I mean, look at how long it took to get modules into C++, and that's a feature that is opt-in and won't change the semantics of existing code. You can't "simply start with C++" for anything.
> There's still no justification for Rust to be completely hausdorff to the last 50 years of established C systems and start over.
C and C++ aren't static either. They're evolving too and modern iterations of the language aren't compatible, or even recognizable, from the earlier incantations.
(Is the big hangup here that Rust puts the type on the right side of the variable name?)
> If Rust doesn't really offer anything substantive for this amount of divergence I feel it will always be relegated to wrappers and a niche community.
If you're coming from a background of C++ development it's not that hard to pick up Rust. The borrow checker can be a bit of a pain but it isn't mysterious; it's got a well defined set of rules it plays with. There's a lot more to Rust than memory safety, it has a well laid out feature set that is refreshing and probably not implementable in C++ in my lifetime. The trait-based generics are great, the metaprogramming facilities are great, pattern matching is killer, that (nearly) everything is an expression is something C and C++ desperately need, and the out-of-the-box tooling is phenomenal.
I get that Rust isn't for everyone, but painting it as irrelevant and unnecessary is too extreme, and arguably wrong if it's inspiring linting tools that bring some of Rust's rules to the C/C++ world, or inspiring language features.
On a side note, what do you think of Apple moving away from Objective C toward Swift?
So my running conclusion is that Rust's founding decisions were made with a sort of "go big or go home" logic given this premise.
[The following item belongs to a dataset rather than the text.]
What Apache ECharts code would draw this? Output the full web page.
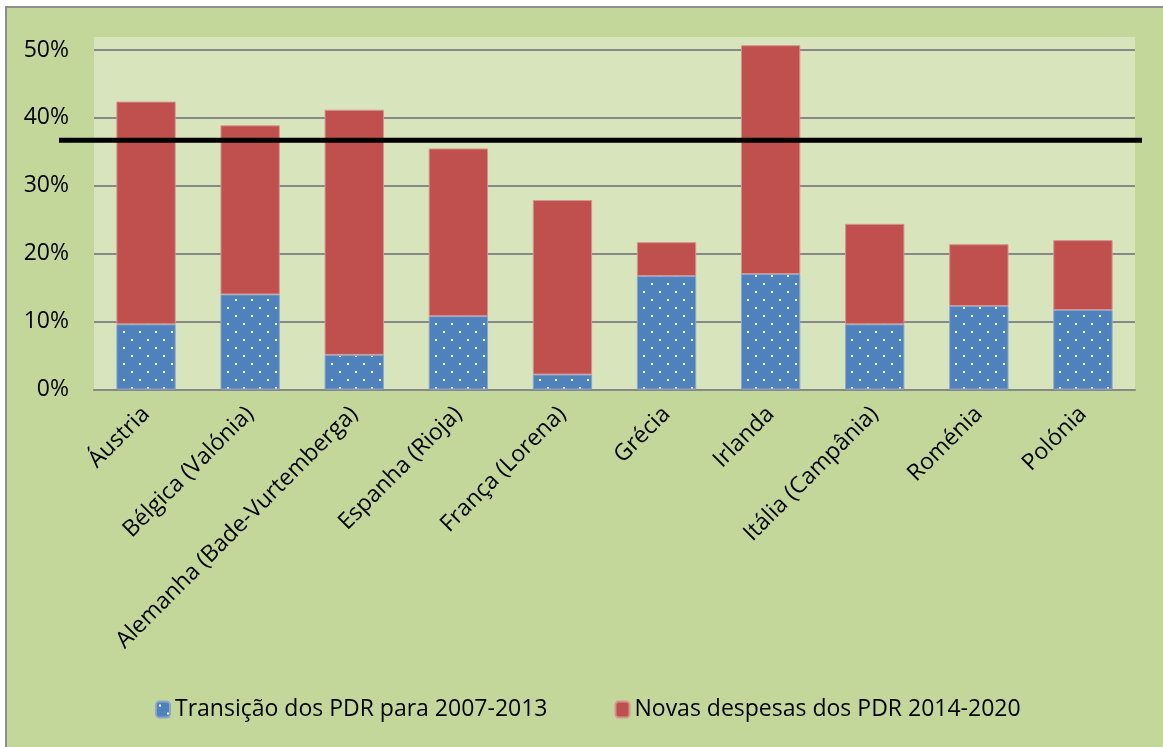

To conclude that breaking even one part of C/C++ is grounds to throw up one's hands and drain the baby with the bathwater makes sense through this prism. At that point one might as well pour through the literature and academic languages to pick out all the goodies and gimmicks that haven't been mainstreamed before too.
The problem here is that Rust is not graceful replacement for C/C++. I'm being sold on Rust from a systems perspective and the system is already written in C. It's a simple and incomplete language begging for extension but it's done a good job of abstractly representing commodity computing hardware to a programmer for 50 years. Rust doesn't even make an attempt to gracefully regrade C/C++ into Safe-C++ and I can't come to any other conclusion that this is for nothing more than a lack of creativity.
There is an ignorance to the real costs of reinventing the wheel when one doesn't replace the original wheel too. That's why I am starting to truly convince myself Rust is actually harmful. If Rust gracefully took C in another direction (like C++ did), I could add Rust compilation units to my projects and share C interfaces which basically give me access to the entire existing universe so long as I use something like `extern "Rust" {` or visa-versa. If Rust broke ~10% of C++ I could put forth ~10% effort to port my projects to it and integrate it entirely. At a certain point down that vector, Rust can be the messianic "C++ done right" without looking back.
With the introduction of modules in C++20 there is now an intriguing possibility of implementing a new/cleaned-up language with compatible object model/ABI and using modules to interface with existing C++ and even C (via header units).
I wonder if this is in part to further separate application development from system development (slowly paving the way for more verbose but formally verifiable code in core components), and to push more people to write higher level code instead. I can imagine many reasons for why things would be steered this way.
Edit: Bad code example, sorry; thanks for the informative reply! I didn't mean to be unnecessarily negative, just a thought that ran through my head.